Thorson was inducted into the Spinal Cord Injury Hall of Fame in 2006, was named the Humanitarian Entertainer of the Year in 1989 and received a Living Legacy Award from the Women’s International Foundation in 1992. But the award that means the most to her came from the Massachusetts Coalition for Citizens with Disabilities in 1996. “I think they gave me that award for creating a sense of advocacy through the art I do, through that visibility. That meant a lot because it came from staunch advocates I know who have spent their entire lives fighting for equal rights for people with disabilities.”

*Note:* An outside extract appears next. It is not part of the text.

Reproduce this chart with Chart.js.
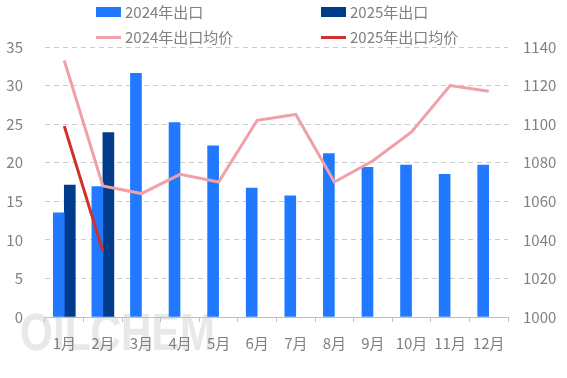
<!DOCTYPE html>
<html>
<head>
<meta charset="utf-8">
<script src="https://cdn.jsdelivr.net/npm/chart.js@4"></script>
<style>
  body { margin: 0; background: #fff; }
  #wrap { position: relative; width: 567px; height: 378px; }
  .lg { position: absolute; font: 15px "Noto Sans CJK SC", sans-serif; color: #808080; line-height: 18px; white-space: nowrap; }
  .lg i { display: inline-block; width: 25px; vertical-align: middle; margin-right: 4px; margin-top: -3px; }
</style>
</head>
<body>
<div id="wrap">
  <canvas id="c" width="567" height="378"></canvas>
  <div class="lg" style="left:96px;top:3px"><i style="height:10px;background:#2079ff"></i>2024年出口</div>
  <div class="lg" style="left:321px;top:3px"><i style="height:10px;background:#013b8b"></i>2025年出口</div>
  <div class="lg" style="left:96px;top:28px"><i style="height:3px;background:#f0a0a8"></i>2024年出口均价</div>
  <div class="lg" style="left:321px;top:28px"><i style="height:3px;background:#d0302a"></i>2025年出口均价</div>
</div>
<script>
const months = ["1月", "2月", "3月", "4月", "5月", "6月", "7月", "8月", "9月", "10月", "11月", "12月"];
const export2024 = [13.5, 16.9, 31.6, 25.2, 22.2, 16.7, 15.7, 21.2, 19.4, 19.7, 18.5, 19.7];
const export2025 = [17.1, 23.9, null, null, null, null, null, null, null, null, null, null];
const price2024 = [1133, 1068, 1064, 1074, 1070, 1102, 1105, 1070, 1081, 1096, 1120, 1117];
const price2025 = [1099, 1034, null, null, null, null, null, null, null, null, null, null];

const tickFont = { size: 15, family: "Noto Sans CJK SC" };

// faint company watermark behind the plot
const watermark = {
  id: "watermark",
  beforeDraw(chart) {
    const ctx = chart.ctx;
    ctx.save();
    ctx.font = "bold 52px 'Liberation Sans'";
    const w = ctx.measureText("OILCHEM").width;
    const g = ctx.createLinearGradient(0, 305, 0, 350);
    g.addColorStop(0, "rgba(190,190,190,0.35)");
    g.addColorStop(1, "rgba(225,225,225,0.35)");
    ctx.fillStyle = g;
    ctx.translate(20, 350);
    ctx.scale(195 / w, 1);
    ctx.fillText("OILCHEM", 0, 0);
    ctx.restore();
  },
};

new Chart(document.getElementById("c"), {
  type: "bar",
  plugins: [watermark],
  data: {
    labels: months,
    datasets: [
      {
        label: "2024年出口均价",
        type: "line",
        data: price2024,
        yAxisID: "y1",
        borderColor: "#f0a0a8",
        borderWidth: 3,
        pointRadius: 0,
        tension: 0,
        order: 0,
      },
      {
        label: "2025年出口均价",
        type: "line",
        data: price2025,
        yAxisID: "y1",
        borderColor: "#d0302a",
        borderWidth: 3,
        pointRadius: 0,
        tension: 0,
        order: 0,
      },
      {
        label: "2024年出口",
        data: export2024,
        backgroundColor: "#2079ff",
        barThickness: 11,
        yAxisID: "y",
        order: 1,
      },
      {
        label: "2025年出口",
        data: export2025,
        backgroundColor: "#013b8b",
        barThickness: 11,
        yAxisID: "y",
        order: 1,
      },
    ],
  },
  options: {
    responsive: false,
    animation: false,
    layout: { padding: { top: 47, bottom: 14 } },
    plugins: {
      legend: { display: false },
      tooltip: { enabled: false },
    },
    scales: {
      x: {
        offset: true,
        grid: {
          display: true,
          drawOnChartArea: false,
          drawTicks: true,
          tickLength: 5,
          color: "#bfbfbf",
        },
        border: { display: true, color: "#bfbfbf" },
        ticks: { color: "#808080", padding: 12, font: tickFont, maxRotation: 0, autoSkip: false },
      },
      y: {
        position: "left",
        min: 0,
        max: 35,
        afterFit: (s) => { s.width = 45; },
        grid: { color: "#cccccc", drawTicks: false },
        border: { display: false, dash: [5, 4] },
        ticks: { stepSize: 5, color: "#808080", padding: 22, font: tickFont },
      },
      y1: {
        position: "right",
        min: 1000,
        max: 1140,
        afterFit: (s) => { s.width = 59; },
        grid: { drawOnChartArea: false, drawTicks: false },
        border: { display: false },
        ticks: { stepSize: 20, color: "#808080", padding: 15, font: tickFont, callback: (v) => String(v) },
      },
    },
  },
});
</script>
</body>
</html>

As for the future, Thorson has a long list of to-do’s: “Record with my New Directions Quartet (piano, bass, guitar, voice) and add cello, flute and percussion. A book about technique and improvising. More CDs — a big band album, woodwind quintets, string quartets and brass choirs. More research into the science of the voice and how my experience could help others with disabilities or compromised respiration. More collaborative multigenre, multimedia projects. More travel and teaching in other parts of the world.”

Is that all?

“And, oh yeah. Be a farmer. I just love putting seeds in the ground and watching things come up!”

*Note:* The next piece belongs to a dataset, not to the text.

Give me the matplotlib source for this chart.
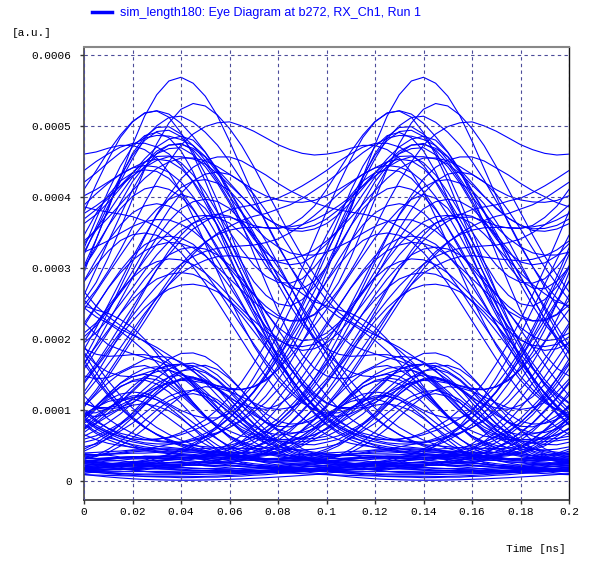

Evolution of a Vocal Artist

TAs a performer, Lisa Thorson has been turning heads since the mid-1980s, garnering positive reviews for her two now out-of-print cassette albums, My Funny Valentine and Passion Flower, but in 1994 the release of From This Moment On, her first CD, turned jazz writer Bob Blumenthal’s head 180 degrees. “I had done a Boston Globe Jazz Festival performance in 1988,” says Thorson, “and I remember distinctly that Bob wrote in his review, ‘Lisa Thorson has a beautiful voice but sounds like a pop singer converting to jazz.’” Six years later Blumenthal wrote that From This Moment On was “one of the year’s most impressive debut discs.” Downbeat Magazine gave the CD four stars.

Among the handful of standards on the CD, Gershwin’s “Love Walked In” stands out, as does the upbeat vocal/sax interplay on “New O” and the entirety of “The Music’s Soul,” an original co-written by Thorson and drummer George Schuller. Antonio Carlos Jobim’s “Agua de Beber” (arranged by Bruce Barth) provides a nice change of pace with its Brazilian rhythms and Thorson’s convincing Portuguese. Overall, a solid disc.

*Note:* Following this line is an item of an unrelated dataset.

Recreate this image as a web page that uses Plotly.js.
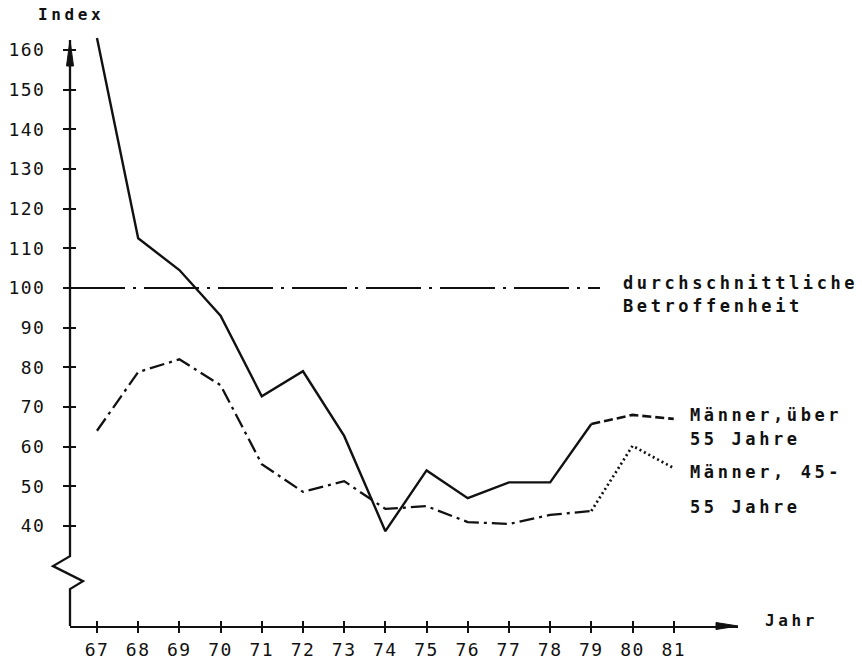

In 1999, backed by the same group — Schuller on drums, Cercie Miller on sax, Tim Ray on piano and Dave Clark on bass — Thorson released Resonance, again to critical acclaim. Michael Nastos from All Music Guide hailed the CD as “one of the very best offerings of the year and an astonishing vocal document of the ’90s.” From the first track, “Between the Devil and the Deep Blue Sea,” Thorson seems a more confident singer, the arrangements tighter. The result is wider variety, with the group taking more chances. Thorson’s voice on “The Nearness of You” shows greater maturity, especially in the lower register. In Ellington’s “Mood Indigo,” she plays her voice like a muted trumpet, harmonizing with Miller’s sax. “Mother, Daughter, Sister, Friend” is strikingly original, with its Native American influence. The standard “Do Nothin Till You Hear From Me” is straight ahead jazz.

Her third CD, Out to Sea, made in collaboration with pianist Cho Yoo Seung in 2001, fuses jazz and classical: “I’m proud of that album for many reasons, but especially because it was recorded completely live in the studio, no editing,” says Thorson. Seung’s acoustically rich, concert hall sound gives way to a playful intro/duet on the third track, “The Touch of Your Lips,” with more of the same on “Duology,” written by Thorson. For pure beauty and no-frills vocal and piano artistry, “Touch Her Soft Lips and Part” can’t be beat. The title track, “Out to Sea,” flows effortlessly, while “Ipanema,” hauntingly beautiful, is perhaps the most original interpretation ever of the famous Jobim tune.